Survivor rides out Oklahoma tornado in walk-in freezer

A woman carries a child through the devastation caused by the killer tornado that wiped out entire neighborhoods in the suburbs of Oklahoma City on Monday with winds of up 320 kilometers per hour. AP/SUE OGROCKI

MOORE, Oklahoma — For years Anita Zhang’s neighbors joked that if a tornado ever bore down on her Chinese restaurant, folks could take refuge in its roomy walk-in freezer.

On Monday, Zhang got the chance to test their idea — and to live to tell the tale — when one of the most powerful and destructive twisters to hit the United States in recent years ripped through this Oklahoma City suburb.

“I’m so lucky,” she said, over and over, as she told her story to Agence France-Presse through an interpreter Tuesday in the driveway of her home in another section of Moore that escaped the tornado’s raw fury.

A native of Guangdong, the southern Chinese province that’s no stranger to merciless typhoons, 57-year-old Zhang emigrated to the United States 10 years ago with other members of her family.

She opened the Hong Kong Chinese Restaurant on Southwest 19th Street seven years ago in a commercial strip mall that catered to Moore’s many handsome middle-class residential developments.

It had a good reputation for such dishes as spicy fried General Tso chicken. “Great food at a great price,” wrote one Google reviewer. “Very nice family-owned restaurant. The food is excellent. Service is quick.”

Monday’s tornado — which police say killed at least 24 people with its 200 mile (320 kilometer) per hour winds cutting a 17 mile (27 kilometer) swath through Moore — was quick, too.

She was watching live storm coverage on local TV in the restaurant with her brother Michael Zhang, 50, when suddenly the power went off, the neighborhood disaster sirens wailed and the dark funnel of fury drew near.

Into the freezer the siblings went — with a blanket, thoughtfully — to sit out the twister as it passed literally on top of them, pulverizing everything in its path.

“I thought it was an earthquake,” recalled the Cantonese-speaking Zhang, whose Mandarin Chinese name is Zhang Jianci.

“I felt the building was shaking and moving.
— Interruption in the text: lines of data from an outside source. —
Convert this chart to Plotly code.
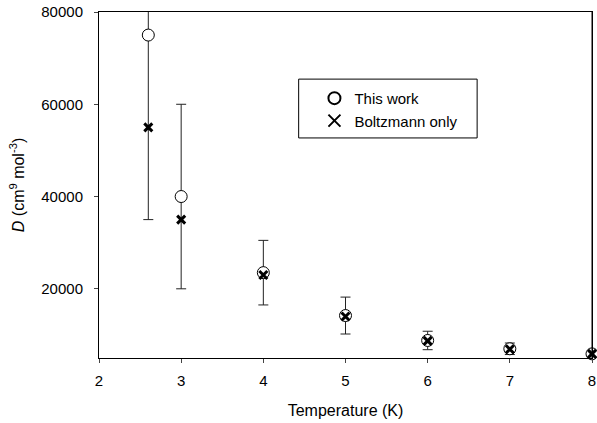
import plotly.graph_objects as go

temperature = [2.6, 3, 4, 5, 6, 7, 8]
this_work = [75000, 40000, 23500, 14200, 8800, 7000, 5900]
this_work_err = [40000, 20000, 7000, 4000, 2000, 1250, 400]
boltzmann_only = [55000, 35000, 23000, 14000, 8700, 6900, 5900]

x_ticks = [2, 3, 4, 5, 6, 7, 8]
y_ticks = [20000, 40000, 60000, 80000]
y_tick_text = ["20000", "40000", "60000", "80000"]

font = "Liberation Sans, Arial, sans-serif"

fig = go.Figure()
fig.add_trace(go.Scatter(
    x=temperature, y=this_work, mode="markers", name="This work",
    marker=dict(symbol="circle", size=12, color="white",
                line=dict(color="black", width=1)),
    error_y=dict(type="data", array=this_work_err, visible=True,
                 color="#222222", thickness=1, width=5),
    cliponaxis=False,
))
fig.add_trace(go.Scatter(
    x=temperature, y=boltzmann_only, mode="markers", name="Boltzmann only",
    marker=dict(symbol="x-thin", size=8, color="black",
                line=dict(color="black", width=3)),
    cliponaxis=False,
))

fig.update_layout(
    width=597, height=423,
    margin=dict(l=99, r=5, t=12, b=65, autoexpand=False),
    paper_bgcolor="white", plot_bgcolor="white",
    font=dict(family=font, size=15, color="black"),
    showlegend=True,
    legend=dict(x=0.437, y=0.798, xanchor="left", yanchor="top",
                bgcolor="rgba(0,0,0,0)", borderwidth=0,
                font=dict(size=15), itemsizing="constant",
                tracegroupgap=0),
    shapes=[
        dict(type="rect", xref="paper", yref="paper",
             x0=0.405, x1=0.767, y0=0.636, y1=0.806,
             line=dict(color="black", width=1)),
        dict(type="line", xref="paper", yref="paper",
             x0=1, x1=1, y0=0, y1=1, layer="above",
             line=dict(color="black", width=1)),
    ],
)
fig.update_xaxes(
    range=[2, 8], tickvals=x_ticks, ticks="outside", ticklen=4,
    ticklabelstandoff=5, automargin=False, ticklabeloverflow="allow",
    showline=True, linecolor="black", linewidth=1, mirror=True,
    showgrid=False, zeroline=False,
    title=dict(text="Temperature (K)", standoff=16, font=dict(size=16)),
)
fig.update_yaxes(
    range=[5000, 80000], tickvals=y_ticks, ticktext=y_tick_text,
    ticks="outside", ticklen=4, ticklabelstandoff=8, automargin=False,
    ticklabeloverflow="allow",
    showline=True, linecolor="black", linewidth=1, mirror=True,
    showgrid=False, zeroline=False,
    title=dict(text="<i>D</i> (cm<sup>9</sup> mol<sup>-3</sup>)",
               standoff=12, font=dict(size=16)),
)

fig.write_html(
    "out.html",
    config={"displayModeBar": False},
    post_script="document.body.style.margin='0';document.body.style.overflow='hidden';",
)
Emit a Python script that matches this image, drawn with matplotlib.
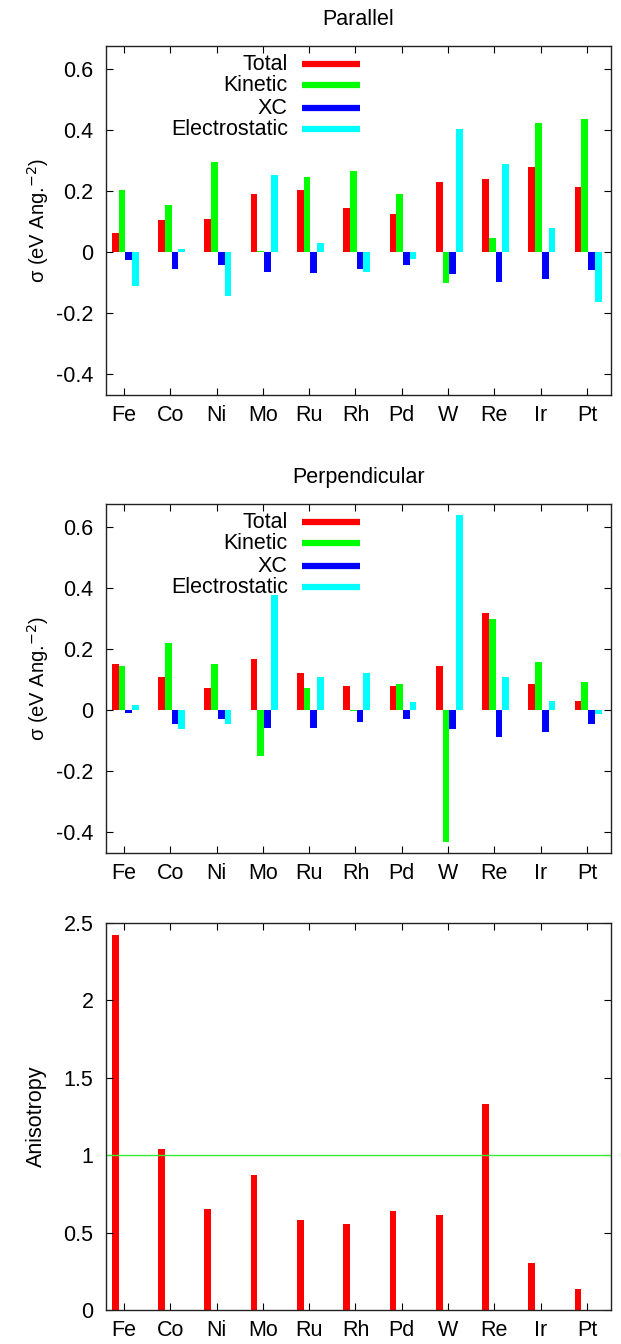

There were loud noises and banging and wind blowing… I thought only the glass door of the restaurant would be broken, but when we crawled out, everything was gone.”

Initially, the Zhangs struggled to open the freezer door against the debris.

Michael was first to wiggle out; Anita was too scared to follow, until her brother announced that nearby buildings were on fire.

Once out of the freezer, Anita Zhang heard people shouting: “Anyone there?” Later, she learned from her daughter that it was the neighbors, coming to check on their safety.

Zhang’s misfortune was for the business her immigrant family had toiled so hard to build to be literally on the wrong side of Southwest 19th Street, which turned out to be the southern edge of the tornado’s scalpel-like track.

On the north side of the street, besides the restaurant, the tornado smashed the entire Camden Village strip mall, including a liquor store that Tuesday reeked of broken bottles of booze, as well as a Walgreen’s drug store.

On the opposite side, however, a rival CVS pharmacy got off unscathed — so much so that it re-opened for business. An adjacent low-rise apartment complex likewise sustained no serious damage.

“We stood in the windows and watched it (the tornado) coming in,” recounted Karen Smith, who works at the apartment complex. She and daughter Elizabeth then rode out the storm under a staircase, snuggling up with their dachshund Lucy.

Police denied access to non-residents Tuesday to the worst-hit residential streets in Moore, but the startling scale of the destruction was all too visible from the sidelines.

Zhang’s family returned to the restaurant Tuesday to recover whatever they could salvage — sacks of white rice, cans of vegetables, a barrel of MSG — for safekeeping in the two-car garage back at home.

Longer term, Zhang would like the Hong Kong Chinese Restaurant to reopen.

It was insured, she said, although 24 hours after disaster struck, the family is still coming to grips with everything that’s happened so suddenly.

For now, she’s more than content that her two granddaughters are unhurt. Their mother, who is Zhang’s daughter, took them out of school before the tornado got too close and drove off with them to safety.

“They are back now,” she said with a sigh of relief. “They are alive.”